Nas concepções tradicionais, o divino acabava por identificar-se com o universo, necessário e eterno. "Tudo está cheio de deuses", afirmou Tales. O cosmos era um deus perceptível sensorialmente, a totalidade do divino e do humano. Deus era mais um atributo do cosmos do que um sujeito. Confundia-se com a profundidade numinosa da realidade.
Neste quadro, a afirmação do Deus pessoal transcendente e criador constituiu uma revolução na História da consciência religiosa e é o legado bíblico essencial à Humanidade. Num processo que culmina com os últimos profetas, no tempo do exílio na Babilónia (séculos VI e V a.C.), Israel, erguendo--se acima da hierogamia e do politeísmo, operou, com a fé monoteísta, "a sua grande revolução religiosa", como escreveu o teólogo X. Pikaza.
Deus é transcendente ao mundo e, criando-o em liberdade, retira-lhe o carácter sacral. O mundo, agora, é simplesmente mundo, distinto de Deus. As realidades mundanas têm verdade em si mesmas, as suas próprias leis e autonomia. Esta foi a condição de possibilidade da secularização. Deus não se identifica com nada do mundo.
Deus é, pois, infinitamente transcendente, independente e distinto e distante do mundo. Mas, paradoxalmente, por isso mesmo, é sumamente presente ao mundo enquanto criador e, porque o mundo é mundo e o Homem é Homem, pode revelar-se e o Homem pode aceitar pela fé ou rejeitar a sua manifestação. Na sua diferença, a proximidade de Deus com o Homem é de diálogo, ficando aberta a possibilidade do próprio ateísmo, que não existia numa concepção sacralizada do mundo. O mistério cristão da encarnação também pressupõe a diferença de Deus, do Homem e do mundo.
Não admira, pois, que, nas suas origens, o cristianismo aparecesse como uma religião surpreendentemente "secular". Nas comunidades cristãs, havia ministérios e carismas, mas não uma casta sacerdotal.
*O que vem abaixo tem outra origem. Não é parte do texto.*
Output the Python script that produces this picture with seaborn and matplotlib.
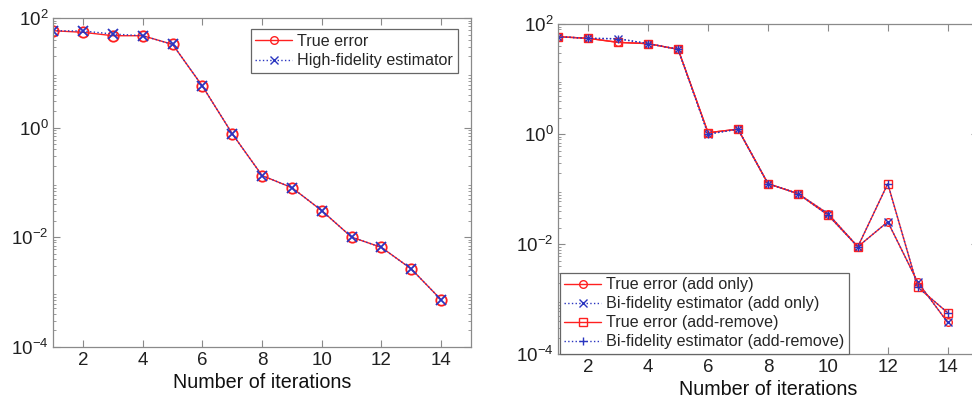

A liturgia consistia essencialmente numa refeição fraterna nas casas dos cristãos. Os presbíteros e quem presidia vestiam normalmente, mesmo na celebração eucarística. Usava-se a língua habitual, não havia templos. Foi tal o choque sobretudo por causa da inexistência de sacrifícios que os cristãos foram acusados de ateísmo.
Como mostrou L. González-Carvajal, com o reconhecimento do cristianismo como religião oficial do Império, tudo se foi modificando, passando inclusivamente o cristianismo de religião perseguida a religião perseguidora. Apareceram os templos e a mesa comum da refeição familiar deu lugar ao altar. Se, no Novo Testamento, todos os cristãos eram considerados "santos", impôs-se a distinção entre o clero (a parte "sagrada") e os leigos (a parte "profana"). Ergueram-se barreiras entre o "presbitério" e o resto do templo: o lugar próprio do sacrifício eucarístico ficava reservado aos sacerdotes, que foram retirados da vida normal e sujeitos à lei do celibato. Só o clero podia distribuir a comunhão, pois as mãos "impuras" dos fiéis não deviam tocar os santos mistérios.
Depois, monarcas reivindicaram o direito divino dos reis e papas formularam a teoria das duas espadas. Durou séculos a luta entre a Igreja e a modernidade e ao clericalismo contrapôs-se o anticlericalismo.
De qualquer modo, mesmo se teve de impor-se à Igreja oficial, havia na Bíblia um fermento de laicidade. Foi assim possível o Estado moderno laico, no quadro de uma racionalidade da organização da vida colectiva, etsi Deus non daretur (como se Deus não existisse): não compete ao Estado decidir se Deus existe ou não, mas tratar dos negócios da existência em comum no mundo e defender a liberdade religiosa de todos.
Claro que, de ambas as partes, haverá sempre a tentação do poder. E quem não sabe que, na sua dinâmica, o poder tende a ser total? Pelo seu lado, a Igreja só deveria reclamar liberdade. Sem privilégios. A título de exemplo: que interesse pode ela ter no casamento católico com efeitos civis? Não seria preferível, também aqui, separar águas? De qualquer modo, como escreveu o teólogo E. Schillebeeckx, a Igreja será cada vez mais uma "Igreja de voluntários".